HASAN KANBOLAT

[email protected]

HASAN KANBOLAT
July 22, 2012, Sunday

Looking at Syria from Hatay-Reyhanlı

For a week I have been spending time in Hatay-Reyhanlı. Reyhanlı is a Turkish town that is home to the Cilvegözü border gate, Turkey’s most important gateway to the Middle East along the Syrian border.

Despite its fertile lands, locals now rely mostly on other means to make a living as agriculture has become less popular. Smuggling and the revenues generated out of activities at the Cilvegözü and Bab al-Hawa border gates on the Syrian side are the main sources of income for people in Reyhanlı.

Intense clashes were observed in Syria on July 18 and 19. At around 12 p.m. on July 19, Syrian rebels seized the Bab al-Hawa border gate. Around the same time, reports indicated that the rebels had also taken control of the Carablus border gate along the Turkish-Syrian border and the Abu Kamal border gate along the Syrian-Iraqi border. Syrian customs officers and military servicemen fled to the Turkish side of the border in an attempt to save their lives. Because no customs officers stayed on the Syrian side, trucks passed through the gate without proper certification and verification. Mechanics from Turkey went to Bab al-Hawa to fix the tires of Turkish trucks hit during the clashes.

I was invited to a dinner in a village along the Syrian border on July 19. Two rebels involved in the occupation of the Bab al-Hawa border gate were also at the dinner. One of them was a teacher and the other a college student at Baghdad University. The teacher had an iPad. They were both calm and polite. They did not speak unless they were spoken to. Their responses were brief and clear. They did not brag while speaking. They noted that they had been fighting against the Shebbihas, a militia group supported by the Damascus administration, rather than the army along the border and in Idlib. They said that 70 rebels had died in those clashes in July and while they did not have any information on the casualties of their opponents they had destroyed 14 tanks and heavy weaponry. I asked them about the things they needed most. Responding calmly, they said they needed arms, and food for fast-breaking dinners. While responding, they did not show any sign of complaining or making a strong request.

People living in the Kavalcık and Kefer Ade villages in Reyhanlı and the people in Idlib are related. They are members of the Hadar tribe. The relatives of the Arab tribes in Reyhanlı (Hadidi, Baggara, Naim, Hassan and Cess) live in the south of Aleppo and Hama.

The streets of Reyhanlı are full of Syrian civilians and uniformed Syrian troops. It is not clear who moved to Turkey to save their lives from army brutality and who came to the town to stay away from the violence of the rebels. In the end, Turkey is a safe haven for both. Reyhanlı people are now familiar with the uniformed Syrian soldiers. Nobody cares. An outsider may think that Turkey and Syria have merged or Reyhanlı has been occupied by the Syrian army. The number of Syrians has increased dramatically in Reyhanlı over the last couple of months, with the number of Syrian families in the town at around 1,500.

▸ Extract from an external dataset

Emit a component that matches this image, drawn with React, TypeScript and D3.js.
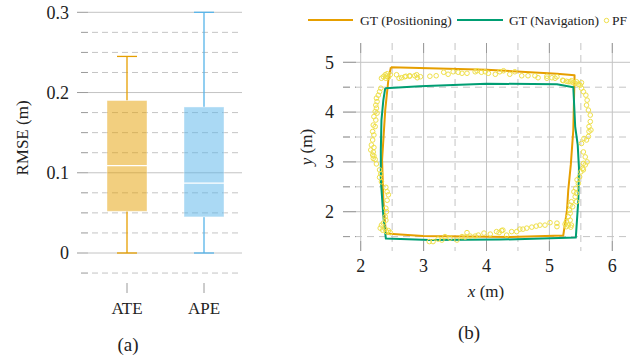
import React, { useRef, useEffect } from 'react';
import * as d3 from 'd3';

// (a) RMSE box plot
const categories = ['ATE', 'APE'];
const lowerWhisker = [0, 0];
const q1 = [0.052, 0.045];
const median = [0.109, 0.087];
const q3 = [0.19, 0.182];
const upperWhisker = [0.245, 0.3];
const boxColors = ['#E69F00', '#56B4E9'];
const rmseTicks = [0, 0.1, 0.2, 0.3];
const rmseMinorTicks = [-0.025, 0.025, 0.05, 0.075, 0.125, 0.15, 0.175, 0.225, 0.25, 0.275];

// (b) trajectories, metres
const gtPosX = [2.48, 4.0, 5.12, 5.4, 5.38, 5.34, 5.3, 5.28, 5.22, 4.37, 2.99, 2.63, 2.4, 2.36, 2.34, 2.39, 2.44, 2.48];
const gtPosY = [4.9, 4.85, 4.77, 4.74, 3.64, 2.94, 2.44, 2.03, 1.52, 1.49, 1.51, 1.54, 1.56, 2.24, 3.04, 4.04, 4.65, 4.9];
const gtNavX = [2.39, 2.94, 4.0, 5.12, 5.38, 5.41, 5.45, 5.47, 5.46, 5.42, 4.22, 3.1, 2.4, 2.36, 2.32, 2.32, 2.33, 2.36, 2.39];
const gtNavY = [4.48, 4.52, 4.57, 4.56, 4.5, 3.71, 3.34, 2.88, 2.24, 1.48, 1.44, 1.43, 1.46, 1.91, 2.64, 3.24, 3.84, 4.24, 4.48];
const pfX = [
  2.36, 2.39, 2.41, 2.44, 2.47, 2.33, 2.4, 2.42, 2.57, 2.61, 2.72, 2.78, 2.89,
  2.65, 2.7, 2.78, 2.86, 2.9, 2.95, 3.1, 3.2, 3.32, 3.39, 3.47, 3.55, 3.61, 3.69, 3.82, 3.85, 3.92, 3.98,
  4.03, 4.14, 4.21, 4.27, 4.37, 4.45, 4.56, 4.66, 4.77, 4.82, 4.96, 5.04, 5.09, 5.21, 5.27, 5.33,
  4.96, 5.12, 5.22, 5.3, 5.35, 5.38, 5.41, 5.43, 5.46, 5.49, 5.51, 5.51, 5.54, 5.58, 5.6, 5.59, 5.62,
  5.65, 5.65, 5.63, 5.66, 5.63, 5.62, 5.59, 5.55, 5.51, 5.54, 5.57, 5.54, 5.53,
  5.6, 5.57, 5.54, 5.5, 5.48, 5.44, 5.46, 5.42, 5.39, 5.43, 5.41, 5.43, 5.35, 5.33, 5.37, 5.32, 5.33,
  5.3, 5.33, 5.27, 5.3, 5.27, 5.34, 5.25, 5.35,
  5.12, 5.12, 5.01, 4.93, 4.85, 4.79, 4.72, 4.64, 4.58, 4.53, 4.48, 4.4, 4.32, 4.24,
  3.09, 3.15, 3.23, 3.29, 3.34, 3.42, 3.53, 3.61, 3.66, 3.69, 3.74, 3.82, 3.87, 3.96, 4.06, 4.16, 4.2, 4.26,
  2.2, 2.21, 2.23, 2.25, 2.3, 2.32, 2.3, 2.33, 2.4, 2.42, 2.44, 2.42, 2.4, 2.41, 2.39, 2.4, 2.36, 2.33,
  2.31, 2.35, 2.39, 2.41, 2.44, 2.47,
  2.32, 2.3, 2.28, 2.25, 2.26, 2.24, 2.25, 2.23, 2.26, 2.21, 2.24, 2.2, 2.23, 2.19, 2.21, 2.19, 2.17,
  2.21, 2.16, 2.19, 2.2,
];
const pfY = [
  4.71, 4.75, 4.72, 4.7, 4.75, 4.68, 4.68, 4.77, 4.75, 4.68, 4.72, 4.72, 4.75,
  4.69, 4.71, 4.73, 4.73, 4.69, 4.71, 4.72, 4.73, 4.8, 4.76, 4.81, 4.8, 4.78, 4.78, 4.81, 4.83, 4.8, 4.81,
  4.78, 4.76, 4.81, 4.83, 4.76, 4.81, 4.73, 4.73, 4.73, 4.69, 4.68, 4.69, 4.68, 4.64, 4.62, 4.61,
  4.72, 4.71, 4.63, 4.61, 4.63, 4.59, 4.58, 4.61, 4.56, 4.54, 4.59, 4.48, 4.41, 4.34, 4.24, 4.14, 4.04,
  3.94, 3.81, 3.71, 3.64, 3.61, 3.51, 3.44, 3.47, 3.37, 3.2, 3.1, 2.97, 2.87,
  3.0, 2.94, 2.84, 2.8, 2.7, 2.64, 2.57, 2.47, 2.4, 2.37, 2.3, 2.2, 2.2, 2.13, 2.1, 2.03, 1.97,
  1.9, 1.83, 1.8, 1.73, 1.7, 1.69, 1.75, 1.73,
  1.77, 1.7, 1.78, 1.73, 1.73, 1.71, 1.69, 1.67, 1.65, 1.65, 1.6, 1.6, 1.53, 1.62,
  1.4, 1.4, 1.45, 1.43, 1.5, 1.47, 1.43, 1.5, 1.49, 1.58, 1.51, 1.51, 1.53, 1.57, 1.55, 1.6, 1.58, 1.63,
  3.2, 3.12, 3.05, 2.96, 2.84, 2.76, 2.69, 2.6, 2.49, 2.4, 2.34, 2.23, 2.07, 2.0, 1.9, 1.83, 1.77, 1.73,
  1.67, 1.63, 1.65, 1.6, 1.62, 1.58,
  4.48, 4.41, 4.34, 4.28, 4.21, 4.14, 4.08, 4.01, 3.98, 3.91, 3.84, 3.74, 3.71, 3.61, 3.54, 3.44, 3.34,
  3.29, 3.24, 3.14, 3.07,
];
const posMajorTicks = [2, 3, 4, 5, 6];
const posMinorTicksX = [2.5, 3.5, 4.5, 5.5];
const posMajorTicksY = [2, 3, 4, 5];
const posMinorTicksY = [1.5, 2.5, 3.5, 4.5];

const ORANGE = '#E69F00';
const GREEN = '#009E73';
const YELLOW = '#EFE04A';
const FONT = '"Liberation Serif", "Times New Roman", serif';
const GRID = '#c4c4c4';
const TICK = '#9a9a9a';

export default function App() {
  const svgRef = useRef<SVGSVGElement>(null);

  useEffect(() => {
    const svg = d3.select(svgRef.current);
    svg.selectAll('*').remove();

    // ---------- (a) box plot ----------
    const y = d3.scaleLinear().domain([0, 0.3]).range([253, 12.3]);
    const x = d3.scalePoint<string>().domain(categories).range([88.5, 242.5]).padding(0.5);
    const gA = svg.append('g');

    rmseMinorTicks.forEach(t => {
      gA.append('line').attr('x1', 81).attr('x2', 88).attr('y1', y(t)).attr('y2', y(t))
        .attr('stroke', TICK).attr('stroke-width', 1);
      gA.append('line').attr('x1', 92).attr('x2', 242).attr('y1', y(t)).attr('y2', y(t))
        .attr('stroke', GRID).attr('stroke-width', 1).attr('stroke-dasharray', '6 4');
    });
    rmseTicks.forEach(t => {
      gA.append('line').attr('x1', 77).attr('x2', 88).attr('y1', y(t)).attr('y2', y(t))
        .attr('stroke', TICK).attr('stroke-width', 1);
      gA.append('line').attr('x1', 88).attr('x2', 242).attr('y1', y(t)).attr('y2', y(t))
        .attr('stroke', GRID).attr('stroke-width', 1);
      gA.append('text').attr('x', 69).attr('y', y(t)).attr('dy', '0.35em')
        .attr('text-anchor', 'end').attr('font-family', FONT).attr('font-size', 18).attr('fill', '#222')
        .text(t === 0 ? '0' : t.toFixed(1));
    });

    categories.forEach((c, i) => {
      const cx = x(c)!;
      const col = boxColors[i];
      // whiskers
      gA.append('line').attr('x1', cx).attr('x2', cx).attr('y1', y(upperWhisker[i])).attr('y2', y(q3[i]))
        .attr('stroke', col).attr('stroke-width', 1.3);
      gA.append('line').attr('x1', cx).attr('x2', cx).attr('y1', y(q1[i])).attr('y2', y(lowerWhisker[i]))
        .attr('stroke', col).attr('stroke-width', 1.3);
      [upperWhisker[i], lowerWhisker[i]].forEach(v => {
        gA.append('line').attr('x1', cx - 10).attr('x2', cx + 10).attr('y1', y(v)).attr('y2', y(v))
          .attr('stroke', col).attr('stroke-width', 1.3);
      });
      gA.append('rect').attr('x', cx - 20).attr('width', 40)
        .attr('y', y(q3[i])).attr('height', y(q1[i]) - y(q3[i]))
        .attr('fill', col).attr('fill-opacity', 0.5)
        .attr('stroke', '#fff').attr('stroke-opacity', 0.5).attr('stroke-width', 0.8);
      gA.append('line').attr('x1', cx - 20).attr('x2', cx + 20).attr('y1', y(median[i])).attr('y2', y(median[i]))
        .attr('stroke', '#fff').attr('stroke-width', 1.2);
      // category tick and label
      gA.append('line').attr('x1', cx).attr('x2', cx).attr('y1', 283).attr('y2', 293)
        .attr('stroke', TICK).attr('stroke-width', 1);
      gA.append('text').attr('x', cx).attr('y', 314).attr('text-anchor', 'middle')
        .attr('font-family', FONT).attr('font-size', 17).attr('fill', '#222').text(c);
    });

    gA.append('text').attr('transform', 'translate(28,138) rotate(-90)').attr('text-anchor', 'middle')
      .attr('font-family', FONT).attr('font-size', 17).attr('fill', '#222').text('RMSE (m)');
    gA.append('text').attr('x', 128).attr('y', 351).attr('text-anchor', 'middle')
      .attr('font-family', FONT).attr('font-size', 19).attr('fill', '#222').text('(a)');

    // ---------- (b) trajectories ----------
    const px = d3.scaleLinear().domain([2, 6]).range([360.7, 612.3]);
    const py = d3.scaleLinear().domain([2, 5]).range([211.7, 62.3]);
    const gB = svg.append('g');
    const xL = 343, xPlot = 356, xR = 630, yT = 43, yPlotT = 53, yPlotB = 241, yB = 251;

    posMinorTicksX.forEach(t => {
      gB.append('line').attr('x1', px(t)).attr('x2', px(t)).attr('y1', yT).attr('y2', yB)
        .attr('stroke', GRID).attr('stroke-dasharray', '7 5');
    });
    posMinorTicksY.forEach(t => {
      gB.append('line').attr('x1', xL).attr('x2', xR).attr('y1', py(t)).attr('y2', py(t))
        .attr('stroke', GRID).attr('stroke-dasharray', '7 5');
      gB.append('line').attr('x1', xL).attr('x2', xPlot).attr('y1', py(t)).attr('y2', py(t))
        .attr('stroke', TICK).attr('stroke-dasharray', '7 5');
    });
    posMajorTicks.forEach(t => {
      gB.append('line').attr('x1', px(t)).attr('x2', px(t)).attr('y1', yT).attr('y2', yB)
        .attr('stroke', GRID);
      gB.append('line').attr('x1', px(t)).attr('x2', px(t)).attr('y1', yPlotB).attr('y2', yB)
        .attr('stroke', TICK);
      gB.append('line').attr('x1', px(t)).attr('x2', px(t)).attr('y1', yT).attr('y2', yPlotT)
        .attr('stroke', TICK);
      gB.append('text').attr('x', px(t)).attr('y', 271.5).attr('text-anchor', 'middle')
        .attr('font-family', FONT).attr('font-size', 18).attr('fill', '#222').text(t);
    });
    posMajorTicksY.forEach(t => {
      gB.append('line').attr('x1', xL).attr('x2', xR).attr('y1', py(t)).attr('y2', py(t))
        .attr('stroke', GRID);
      gB.append('line').attr('x1', xL).attr('x2', xPlot).attr('y1', py(t)).attr('y2', py(t))
        .attr('stroke', TICK);
      gB.append('text').attr('x', 334).attr('y', py(t)).attr('dy', '0.35em').attr('text-anchor', 'end')
        .attr('font-family', FONT).attr('font-size', 18).attr('fill', '#222').text(t);
    });

    const line = d3.line<[number, number]>().x(d => px(d[0])).y(d => py(d[1]));
    gB.append('path').attr('d', line(gtPosX.map((v, i) => [v, gtPosY[i]]))!)
      .attr('fill', 'none').attr('stroke', ORANGE).attr('stroke-width', 2).attr('stroke-linejoin', 'round');
    gB.append('path').attr('d', line(gtNavX.map((v, i) => [v, gtNavY[i]]))!)
      .attr('fill', 'none').attr('stroke', GREEN).attr('stroke-width', 2).attr('stroke-linejoin', 'round');
    gB.selectAll('circle.pf').data(pfX.map((v, i) => [v, pfY[i]])).enter().append('circle')
      .attr('class', 'pf').attr('cx', d => px(d[0])).attr('cy', d => py(d[1])).attr('r', 2.3)
      .attr('fill', 'none').attr('stroke', YELLOW).attr('stroke-width', 1);

    const xt = gB.append('text').attr('x', 486).attr('y', 297).attr('text-anchor', 'middle')
      .attr('font-family', FONT).attr('font-size', 17).attr('fill', '#222');
    xt.append('tspan').attr('font-style', 'italic').text('x');
    xt.append('tspan').text(' (m)');
    const yt = gB.append('text').attr('transform', 'translate(312,147) rotate(-90)').attr('text-anchor', 'middle')
      .attr('font-family', FONT).attr('font-size', 17).attr('fill', '#222');
    yt.append('tspan').attr('font-style', 'italic').text('y');
    yt.append('tspan').text(' (m)');
    gB.append('text').attr('x', 469).attr('y', 339).attr('text-anchor', 'middle')
      .attr('font-family', FONT).attr('font-size', 19).attr('fill', '#222').text('(b)');

    // legend
    const lg = svg.append('g');
    lg.append('line').attr('x1', 308).attr('x2', 353).attr('y1', 20).attr('y2', 20)
      .attr('stroke', ORANGE).attr('stroke-width', 2);
    lg.append('text').attr('x', 360).attr('y', 24.5).attr('font-family', FONT).attr('font-size', 13.5)
      .attr('fill', '#222').text('GT (Positioning)');
    lg.append('line').attr('x1', 457).attr('x2', 503).attr('y1', 20).attr('y2', 20)
      .attr('stroke', GREEN).attr('stroke-width', 2);
    lg.append('text').attr('x', 509).attr('y', 24.5).attr('font-family', FONT).attr('font-size', 13.5)
      .attr('fill', '#222').text('GT (Navigation)');
    lg.append('circle').attr('cx', 606.5).attr('cy', 20.5).attr('r', 2.2)
      .attr('fill', 'none').attr('stroke', YELLOW).attr('stroke-width', 1);
    lg.append('text').attr('x', 612).attr('y', 24.5).attr('font-family', FONT).attr('font-size', 13.5)
      .attr('fill', '#222').text('PF');
  }, []);

  return (
    <svg ref={svgRef} width={644} height={363}
      style={{ position: 'absolute', left: 0, top: 0, background: '#fff' }} />
  );
}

Generally, middle class families rent houses in Reyhanlı. They are mostly merchants, doctors, engineers, military servicemen or musicians. Both supporters and opponents of the Assad regime move to the town. Some stay in Turkey permanently, whereas others drop their family there and go back to Syria. It is almost impossible to find a house to rent in the town. Rates have increased from TL 100-200 to TL 300. Food prices have also gone up. However, the price of meat has declined because livestock are being smuggled through the border gate. The Reyhanlı State Hospital is full of Syrian patients. Ambulances carry sick and wounded people from the border every day. The daily rate of pay for labor in Reyhanlı is TL 16 before noon and TL 26 after noon. Monthly pay for labor is around TL 500. The participation of Syrians in the workforce has not caused any further decline of this rate.

Both people and goods move from Syria to Reyhanlı’s border villages, including Harran, Sansarin and Bornivaz. The Syrian parts of these villages are under the control of the rebels. You can see their tents with the naked eye. It has been reported that there is a hospital where French doctors work in the Syrian town of Atma that is known as the stronghold of the rebels.

People in Reyhanlı live their daily lives intertwined with Syria.